But though we may prefer to forget our own birthdays, we like other people to remember them. We like them to remember the day as an assurance that they remember us. We live by the affections, and our happiness depends much more than we are aware of upon the conviction that we have a place in the hearts and memories of others. If we are unfortunate enough to have outlived that place and to have become negligible laggards on the stage, the fact is mercifully concealed from us on 364 days in the year. But on the 365th day it may be blindingly revealed by a silence that stabs to the heart.
I suppose few of us have escaped the experience in some measure. Perhaps Aunt Anne comes down to breakfast on her birthday morning a little conscious of the day and hoping to receive a more cordial greeting than usual on the occasion from her nephews and nieces, whose birthdays are marked with red letters in her own calendar and celebrated by gifts on which she has spent anxious thought. And the breakfast passes without a word on the subject. If Aunt Anne is a sensible woman she makes allowance for the thoughtlessness of youth and remembers that she was once young and careless herself; but she will be an exceptional woman if she does not feel that something of the brightness has gone out of the day.
These little domestic tragedies mean more to us than we care to admit.
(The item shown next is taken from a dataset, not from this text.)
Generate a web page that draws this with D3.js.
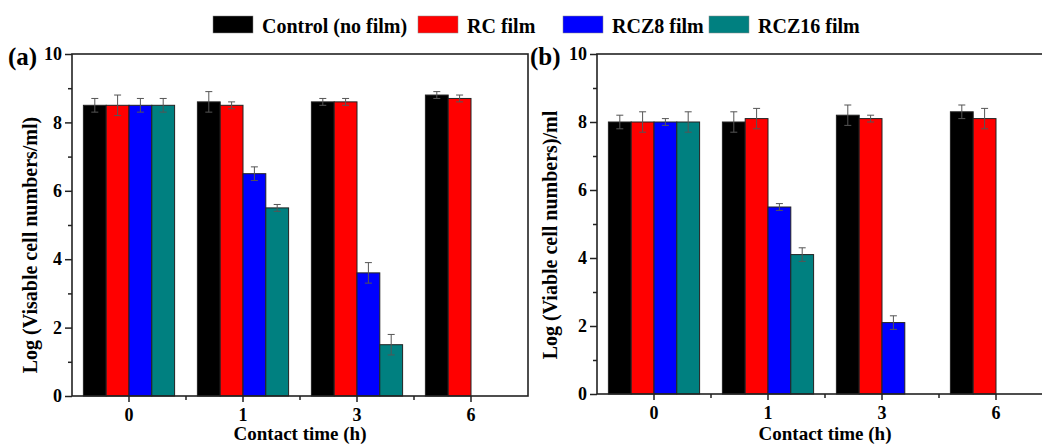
<!DOCTYPE html>
<html>
<head>
<meta charset="utf-8">
<script src="https://cdn.jsdelivr.net/npm/d3@7"></script>
<style>
  body { margin: 0; background: #fff; }
  svg { display: block; font-family: "Liberation Serif", "Times New Roman", serif; font-weight: bold; }
</style>
</head>
<body>
<svg id="chart" width="1042" height="444"></svg>
<script>
// contact time categories and film series
var times = ["0", "1", "3", "6"];
var series = ["Control (no film)", "RC film", "RCZ8 film", "RCZ16 film"];

// panel (a): values per series, indexed by time
var valuesA = [
  [8.5, 8.6, 8.6, 8.8],
  [8.5, 8.5, 8.6, 8.7],
  [8.5, 6.5, 3.6, null],
  [8.5, 5.5, 1.5, null]
];
var errorsA = [
  [0.2, 0.3, 0.1, 0.1],
  [0.3, 0.1, 0.1, 0.1],
  [0.2, 0.2, 0.3, null],
  [0.2, 0.1, 0.3, null]
];

// panel (b)
var valuesB = [
  [8.0, 8.0, 8.2, 8.3],
  [8.0, 8.1, 8.1, 8.1],
  [8.0, 5.5, 2.1, null],
  [8.0, 4.1, null, null]
];
var errorsB = [
  [0.2, 0.3, 0.3, 0.2],
  [0.3, 0.3, 0.1, 0.3],
  [0.1, 0.1, 0.2, null],
  [0.3, 0.2, null, null]
];

var yMajor = [0, 2, 4, 6, 8, 10];
var yMinor = [1, 3, 5, 7, 9];

var colors = ["#000000", "#ff0000", "#0000ff", "#008080"];
var svg = d3.select("#chart");

function panel(opts) {
  var x = d3.scaleBand().domain(times).range([opts.left, opts.right])
    .paddingInner(0.2).paddingOuter(0.1);
  var xs = d3.scaleBand().domain(d3.range(series.length)).range([0, x.bandwidth()]);
  var y = d3.scaleLinear().domain([0, 10]).range([opts.bottom, opts.top]);

  var g = svg.append("g");

  // bars
  series.forEach(function(s, si) {
    var rows = times.map(function(t, ti) {
      return { t: t, v: opts.values[si][ti], e: opts.errors[si][ti] };
    }).filter(function(d) { return d.v != null; });

    g.selectAll(null).data(rows).enter().append("rect")
      .attr("x", function(d) { return x(d.t) + xs(si); })
      .attr("y", function(d) { return y(d.v); })
      .attr("width", xs.bandwidth())
      .attr("height", function(d) { return y(0) - y(d.v); })
      .attr("fill", colors[si])
      .attr("stroke", "#222")
      .attr("stroke-width", 1);

    // error bars
    var eb = g.selectAll(null).data(rows).enter().append("g")
      .attr("stroke", "#555").attr("stroke-width", 1);
    var cx = function(d) { return x(d.t) + xs(si) + xs.bandwidth() / 2; };
    eb.append("line")
      .attr("x1", cx).attr("x2", cx)
      .attr("y1", function(d) { return y(d.v - d.e); })
      .attr("y2", function(d) { return y(d.v + d.e); });
    eb.append("line")
      .attr("x1", function(d) { return cx(d) - 3.5; }).attr("x2", function(d) { return cx(d) + 3.5; })
      .attr("y1", function(d) { return y(d.v + d.e); })
      .attr("y2", function(d) { return y(d.v + d.e); });
    eb.append("line")
      .attr("x1", function(d) { return cx(d) - 3.5; }).attr("x2", function(d) { return cx(d) + 3.5; })
      .attr("y1", function(d) { return y(d.v - d.e); })
      .attr("y2", function(d) { return y(d.v - d.e); });
  });

  // frame
  g.append("rect")
    .attr("x", opts.left).attr("y", opts.top)
    .attr("width", opts.right - opts.left).attr("height", opts.bottom - opts.top)
    .attr("fill", "none").attr("stroke", "#222").attr("stroke-width", 1.6);

  // y axis
  var ya = g.append("g").attr("transform", "translate(" + opts.left + ",0)")
    .call(d3.axisLeft(y).tickValues(yMajor).tickSize(7).tickPadding(3).tickFormat(d3.format("d")))
    .attr("font-family", null).attr("font-size", null);
  ya.select(".domain").remove();
  ya.selectAll("line").attr("stroke", "#222").attr("stroke-width", 1.5);
  ya.selectAll("text").attr("font-size", 18).attr("fill", "#000");
  var ym = g.append("g").attr("transform", "translate(" + opts.left + ",0)")
    .call(d3.axisLeft(y).tickValues(yMinor).tickSize(4).tickFormat(""));
  ym.select(".domain").remove();
  ym.selectAll("line").attr("stroke", "#222").attr("stroke-width", 1.5);

  // x axis
  var xa = g.append("g").attr("transform", "translate(0," + opts.bottom + ")")
    .call(d3.axisBottom(x).tickSize(6).tickPadding(6))
    .attr("font-family", null).attr("font-size", null);
  xa.select(".domain").remove();
  xa.selectAll("line").attr("stroke", "#222").attr("stroke-width", 1.5);
  xa.selectAll("text").attr("font-size", 18).attr("fill", "#000");
  var minor = d3.range(times.length - 1).map(function(i) {
    return (x(times[i]) + x(times[i + 1]) + x.bandwidth()) / 2;
  });
  g.selectAll(null).data(minor).enter().append("line")
    .attr("x1", function(d) { return d; }).attr("x2", function(d) { return d; })
    .attr("y1", opts.bottom).attr("y2", opts.bottom + 4)
    .attr("stroke", "#222").attr("stroke-width", 1.5);

  // titles
  g.append("text")
    .attr("x", (opts.left + opts.right) / 2).attr("y", 440)
    .attr("text-anchor", "middle").attr("font-size", 19)
    .text("Contact time (h)");
  g.append("text")
    .attr("transform", "translate(" + opts.ylabelX + "," + opts.ylabelY + ") rotate(-90)")
    .attr("text-anchor", "middle").attr("font-size", 20)
    .text(opts.ylabel);
  g.append("text")
    .attr("x", opts.tagX).attr("y", 65)
    .attr("font-size", 25)
    .text(opts.tag);
}

panel({
  left: 72, right: 528, top: 54, bottom: 396,
  values: valuesA, errors: errorsA,
  ylabel: "Log (Visable cell numbers/ml)", ylabelX: 37, ylabelY: 245,
  tag: "(a)", tagX: 8
});
panel({
  left: 597, right: 1053, top: 54, bottom: 394,
  values: valuesB, errors: errorsB,
  ylabel: "Log (Viable cell numbers)/ml", ylabelX: 557, ylabelY: 235,
  tag: "(b)", tagX: 530
});

// legend
var legendX = [213, 418, 563, 709];
var leg = svg.append("g");
series.forEach(function(s, i) {
  leg.append("rect")
    .attr("x", legendX[i]).attr("y", 16).attr("width", 40).attr("height", 17)
    .attr("fill", colors[i]).attr("stroke", "#888").attr("stroke-width", 0.5);
  leg.append("text")
    .attr("x", legendX[i] + 49).attr("y", 33)
    .attr("font-size", 20)
    .text(s);
});
</script>
</body>
</html>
The small attentions and civilities we bestow or forget to bestow on each other make the atmosphere in which we move. It is many years since I read Wuthering Heights, but I remember how the gloom and oppression which hang about that powerful book are created by such trifling incidents as the meeting of father and son in the morning without a word of greeting. They simply glower at each other and pass to their tasks. It is the graces of conduct that give life its flavour and make it sunny for ourselves, as well as for others. Wordsworth uses the perfect image for them when he says:
The charities that soothe and heal and bless,
Are scattered all about our feet—like flowers.
Even remembering the birthday of a friend may help to keep the garden of the mind in beauty and a reasonable regard for the amenities of the links is no bad discipline of conduct. I would not have my friend hurry his shot from a too acute sense of the people behind. Let him take his time and keep his head. But let him give others their place in the sun.
AN OFFER OF £10,000
I had a great and pleasurable shock this morning. I was deep in drab and perplexed thought about the muddle the world had got into and, incidentally, the muddle I was getting into myself, when the postman came and, among other things, brought me a letter from a gentleman named Rosen. I had never heard of him before—shouldn't know him if I met him. Yet he began in this cordial fashion: "Can I be of any service to you?" My heart leapt up at so friendly and handsome an inquiry. This was the sort of man I had dreamt of meeting all my life, a hearty, kindly fellow, full of melting charity who only asked to be allowed to help a lame dog over the stile. I wondered who had told Mr. Rosen about me and induced him to sit down and write in this warm, generous spirit. Or perhaps he was a reader who had been touched by the articles of "Alpha of the Plough." I imagined him reading one of my most agreeable little things—one with just a hint of pathos in it perhaps—and turning to Mrs. Rosen and saying: "We ought to do something for this charming writer, my dear. What would you suggest?" And the sensible woman—just touching her eyes, I think, with the corner of her handkerchief—replied: "Why not write to him and ask what he would like?" And Mr. Rosen exclaimed: "Admirable woman! The very thing," and hastened to his desk and wrote forthwith.
But he did not stop at asking whether he could be of any service to me. With a fine sense of delicacy he raised a subject which he knew I might have some hesitation in mentioning myself. "He is sure, being a literary man, to be hard-up," he said to Mrs. R., "and you can tell he is a sensitive fellow who would starve rather than say anything about it. We must make it easy for him to tell us all about it." And Mrs. R., her eyes shining through her tears—for she is a soft-hearted woman—said: "Yes, poor fellow, make it easy for him." So Mr. Rosen, his heart warming towards me, went on: "If an immediate sum of money, £50 to £10,000, would be useful, you can have same at first interview or per registered post upon your note of hand—i.e., without security."
When I read this I was amazed. How had he hit the sum so perfectly? Why, it was precisely something between £50 and £10,000—rather nearer £10,000 than £50—that I did want. It seemed like manna dropping from heaven. I called to Jane up the stairs and asked her to come and hear of the splendid luck that had befallen us. I declaimed the letter to her in loud and joyous tones. "However can he have heard of us?" she said. "But I wish he wouldn't say 'same.'" "We must not look a gift-horse in the mouth," I said severely. "These noble-hearted people always say 'same.' 'We send same by even post,' they say, 'but if same is not satisfactory, we will take same back and return money for same.' It is very clear and saves time. We must not be fastidious. We must not let our little literary niceties stand in the way of £10,000. I think I shall take the £10,000. He doesn't seem to mind whether it's £50 or £10,000, and I mind a great deal."